_Short task:_
All of the data should be repeated exactly; pictures are not part of the copy.
══════
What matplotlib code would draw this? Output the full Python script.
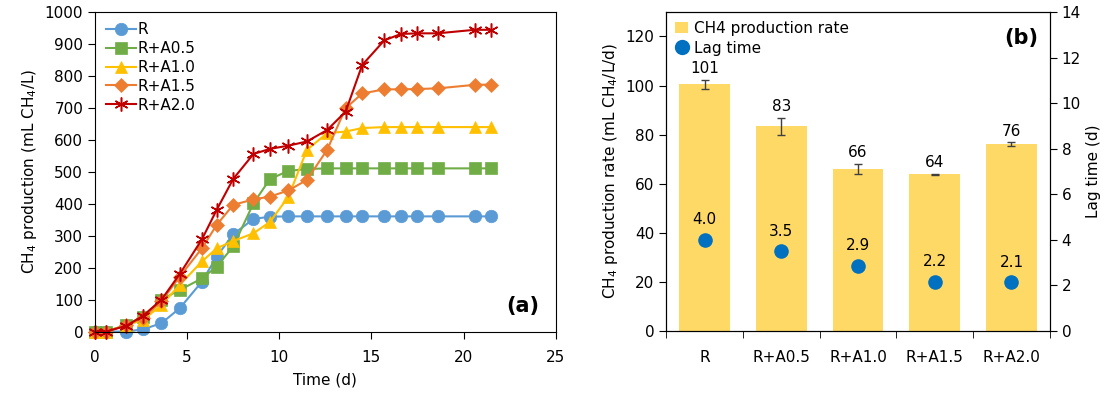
import numpy as np
import matplotlib.pyplot as plt
from matplotlib.patches import Patch
from matplotlib.lines import Line2D

plt.rcParams['font.family'] = ['DejaVu Sans']
plt.rcParams['font.size'] = 11

# (a) cumulative CH4 production
days = [0, 0.6, 1.7, 2.6, 3.6, 4.6, 5.8, 6.6, 7.5, 8.6, 9.5, 10.5, 11.5,
        12.6, 13.6, 14.5, 15.7, 16.6, 17.5, 18.6, 20.6, 21.5]
r_0 = [0, 0, 0, 7, 26, 73, 156, 234, 304, 352, 359, 360, 360,
       360, 360, 360, 360, 360, 360, 360, 360, 360]
r_a05 = [0, 0, 21, 47, 100, 130, 166, 203, 266, 401, 477, 502, 508,
         510, 510, 510, 510, 510, 510, 510, 510, 510]
r_a10 = [0, 0, 20, 36, 83, 146, 219, 260, 283, 307, 343, 422, 568,
         620, 625, 636, 639, 639, 639, 639, 639, 639]
r_a15 = [0, 0, 20, 42, 94, 172, 260, 333, 396, 413, 422, 441, 474,
         568, 698, 744, 757, 757, 758, 760, 771, 772]
r_a20 = [0, 0, 18, 49, 99, 180, 288, 380, 477, 555, 571, 581, 594,
         630, 687, 833, 910, 930, 932, 932, 943, 943]
series_names = ['R', 'R+A0.5', 'R+A1.0', 'R+A1.5', 'R+A2.0']

# (b) rate and lag time
groups = ['R', 'R+A0.5', 'R+A1.0', 'R+A1.5', 'R+A2.0']
rate = [100.5, 83.3, 65.9, 63.8, 76.1]
rate_err = [1.8, 3.5, 2.1, 0.2, 0.7]
rate_lbl = ['101', '83', '66', '64', '76']
lag = [4.0, 3.5, 2.85, 2.15, 2.12]
lag_lbl = ['4.0', '3.5', '2.9', '2.2', '2.1']

fig = plt.figure(figsize=(11.18, 3.99), dpi=100)
ax1 = fig.add_axes([0.085, 0.169, 0.412, 0.802])
ax2 = fig.add_axes([0.596, 0.171, 0.343, 0.799])

styles = [('#5B9BD5', 'o', 9), ('#70AD47', 's', 8), ('#FFC000', '^', 9),
          ('#ED7D31', 'D', 7), ('#C00000', (6, 2, 0), 10)]
for y, name, (c, m, ms) in zip([r_0, r_a05, r_a10, r_a15, r_a20], series_names, styles):
    ax1.plot(days, y, color=c, marker=m, markersize=ms, lw=1.5, label=name,
             markeredgewidth=1.1 if name == 'R+A2.0' else 0.5, markeredgecolor=c,
             clip_on=False)

ax1.set_xlim(0, 25)
ax1.set_ylim(0, 1000)
ax1.set_xticks(range(0, 26, 5))
ax1.set_yticks(range(0, 1001, 100))
ax1.tick_params(direction='out', length=5)
ax1.tick_params(axis='x', pad=8)
ax1.set_xlabel('Time (d)', labelpad=6)
ax1.set_ylabel('CH$_4$ production (mL CH$_4$/L)')
ax1.legend(loc='upper left', frameon=False, handlelength=2.0, borderaxespad=0.3,
           labelspacing=0.25, handletextpad=0.1, fontsize=11)
ax1.text(0.965, 0.05, '(a)', transform=ax1.transAxes, ha='right', va='bottom',
         fontsize=15, fontweight='bold')

# (b)
x = np.arange(len(groups))
ax2.bar(x, rate, width=0.66, color='#FFD966', zorder=1)
ax2.errorbar(x, rate, yerr=rate_err, fmt='none', ecolor='#404040', elinewidth=1,
             capsize=3, zorder=2)
for xi, v, e, t in zip(x, rate, rate_err, rate_lbl):
    ax2.text(xi, v + e + 1.5, t, ha='center', va='bottom', fontsize=11)
ax2.set_xlim(-0.5, len(groups) - 0.5)
ax2.set_ylim(0, 130)
ax2.set_yticks(range(0, 121, 20))
ax2.set_xticks(x)
ax2.set_xticklabels(groups)
ax2.set_xticks(np.arange(-0.5, len(groups), 1), minor=True)
ax2.tick_params(axis='x', which='major', length=0, pad=14)
ax2.tick_params(axis='x', which='minor', length=5, direction='out')
ax2.tick_params(axis='y', direction='out', length=5)
ax2.set_ylabel('CH$_4$ production rate (mL CH$_4$/L/d)')

ax3 = ax2.twinx()
ax3.scatter(x, lag, s=90, color='#0070C0', zorder=3)
for xi, v, t in zip(x, lag, lag_lbl):
    ax3.text(xi, v + 0.55, t, ha='center', va='bottom', fontsize=11)
ax3.set_ylim(0, 14)
ax3.set_yticks(range(0, 15, 2))
ax3.tick_params(direction='out', length=5)
ax3.set_ylabel('Lag time (d)')
ax3.text(0.97, 0.95, '(b)', transform=ax3.transAxes, ha='right', va='top',
         fontsize=15, fontweight='bold')

handles = [Patch(facecolor='#FFD966', label='CH4 production rate'),
           Line2D([], [], marker='o', ls='none', color='#0070C0', markersize=10,
                  label='Lag time')]
ax3.legend(handles=handles, loc='upper left', frameon=False, borderaxespad=0.2,
           handlelength=0.8, handletextpad=0.4, labelspacing=0.3, fontsize=11)

fig.savefig('out.png', dpi=100)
══════
_Reply:_
What matplotlib code would draw this? Output the full Python script.
import numpy as np
import matplotlib.pyplot as plt
from matplotlib.patches import Patch
from matplotlib.lines import Line2D

plt.rcParams['font.family'] = ['DejaVu Sans']
plt.rcParams['font.size'] = 11

# (a) cumulative CH4 production
days = [0, 0.6, 1.7, 2.6, 3.6, 4.6, 5.8, 6.6, 7.5, 8.6, 9.5, 10.5, 11.5,
        12.6, 13.6, 14.5, 15.7, 16.6, 17.5, 18.6, 20.6, 21.5]
r_0 = [0, 0, 0, 7, 26, 73, 156, 234, 304, 352, 359, 360, 360,
       360, 360, 360, 360, 360, 360, 360, 360, 360]
r_a05 = [0, 0, 21, 47, 100, 130, 166, 203, 266, 401, 477, 502, 508,
         510, 510, 510, 510, 510, 510, 510, 510, 510]
r_a10 = [0, 0, 20, 36, 83, 146, 219, 260, 283, 307, 343, 422, 568,
         620, 625, 636, 639, 639, 639, 639, 639, 639]
r_a15 = [0, 0, 20, 42, 94, 172, 260, 333, 396, 413, 422, 441, 474,
         568, 698, 744, 757, 757, 758, 760, 771, 772]
r_a20 = [0, 0, 18, 49, 99, 180, 288, 380, 477, 555, 571, 581, 594,
         630, 687, 833, 910, 930, 932, 932, 943, 943]
series_names = ['R', 'R+A0.5', 'R+A1.0', 'R+A1.5', 'R+A2.0']

# (b) rate and lag time
groups = ['R', 'R+A0.5', 'R+A1.0', 'R+A1.5', 'R+A2.0']
rate = [100.5, 83.3, 65.9, 63.8, 76.1]
rate_err = [1.8, 3.5, 2.1, 0.2, 0.7]
rate_lbl = ['101', '83', '66', '64', '76']
lag = [4.0, 3.5, 2.85, 2.15, 2.12]
lag_lbl = ['4.0', '3.5', '2.9', '2.2', '2.1']

fig = plt.figure(figsize=(11.18, 3.99), dpi=100)
ax1 = fig.add_axes([0.085, 0.169, 0.412, 0.802])
ax2 = fig.add_axes([0.596, 0.171, 0.343, 0.799])

styles = [('#5B9BD5', 'o', 9), ('#70AD47', 's', 8), ('#FFC000', '^', 9),
          ('#ED7D31', 'D', 7), ('#C00000', (6, 2, 0), 10)]
for y, name, (c, m, ms) in zip([r_0, r_a05, r_a10, r_a15, r_a20], series_names, styles):
    ax1.plot(days, y, color=c, marker=m, markersize=ms, lw=1.5, label=name,
             markeredgewidth=1.1 if name == 'R+A2.0' else 0.5, markeredgecolor=c,
             clip_on=False)

ax1.set_xlim(0, 25)
ax1.set_ylim(0, 1000)
ax1.set_xticks(range(0, 26, 5))
ax1.set_yticks(range(0, 1001, 100))
ax1.tick_params(direction='out', length=5)
ax1.tick_params(axis='x', pad=8)
ax1.set_xlabel('Time (d)', labelpad=6)
ax1.set_ylabel('CH$_4$ production (mL CH$_4$/L)')
ax1.legend(loc='upper left', frameon=False, handlelength=2.0, borderaxespad=0.3,
           labelspacing=0.25, handletextpad=0.1, fontsize=11)
ax1.text(0.965, 0.05, '(a)', transform=ax1.transAxes, ha='right', va='bottom',
         fontsize=15, fontweight='bold')

# (b)
x = np.arange(len(groups))
ax2.bar(x, rate, width=0.66, color='#FFD966', zorder=1)
ax2.errorbar(x, rate, yerr=rate_err, fmt='none', ecolor='#404040', elinewidth=1,
             capsize=3, zorder=2)
for xi, v, e, t in zip(x, rate, rate_err, rate_lbl):
    ax2.text(xi, v + e + 1.5, t, ha='center', va='bottom', fontsize=11)
ax2.set_xlim(-0.5, len(groups) - 0.5)
ax2.set_ylim(0, 130)
ax2.set_yticks(range(0, 121, 20))
ax2.set_xticks(x)
ax2.set_xticklabels(groups)
ax2.set_xticks(np.arange(-0.5, len(groups), 1), minor=True)
ax2.tick_params(axis='x', which='major', length=0, pad=14)
ax2.tick_params(axis='x', which='minor', length=5, direction='out')
ax2.tick_params(axis='y', direction='out', length=5)
ax2.set_ylabel('CH$_4$ production rate (mL CH$_4$/L/d)')

ax3 = ax2.twinx()
ax3.scatter(x, lag, s=90, color='#0070C0', zorder=3)
for xi, v, t in zip(x, lag, lag_lbl):
    ax3.text(xi, v + 0.55, t, ha='center', va='bottom', fontsize=11)
ax3.set_ylim(0, 14)
ax3.set_yticks(range(0, 15, 2))
ax3.tick_params(direction='out', length=5)
ax3.set_ylabel('Lag time (d)')
ax3.text(0.97, 0.95, '(b)', transform=ax3.transAxes, ha='right', va='top',
         fontsize=15, fontweight='bold')

handles = [Patch(facecolor='#FFD966', label='CH4 production rate'),
           Line2D([], [], marker='o', ls='none', color='#0070C0', markersize=10,
                  label='Lag time')]
ax3.legend(handles=handles, loc='upper left', frameon=False, borderaxespad=0.2,
           handlelength=0.8, handletextpad=0.4, labelspacing=0.3, fontsize=11)

fig.savefig('out.png', dpi=100)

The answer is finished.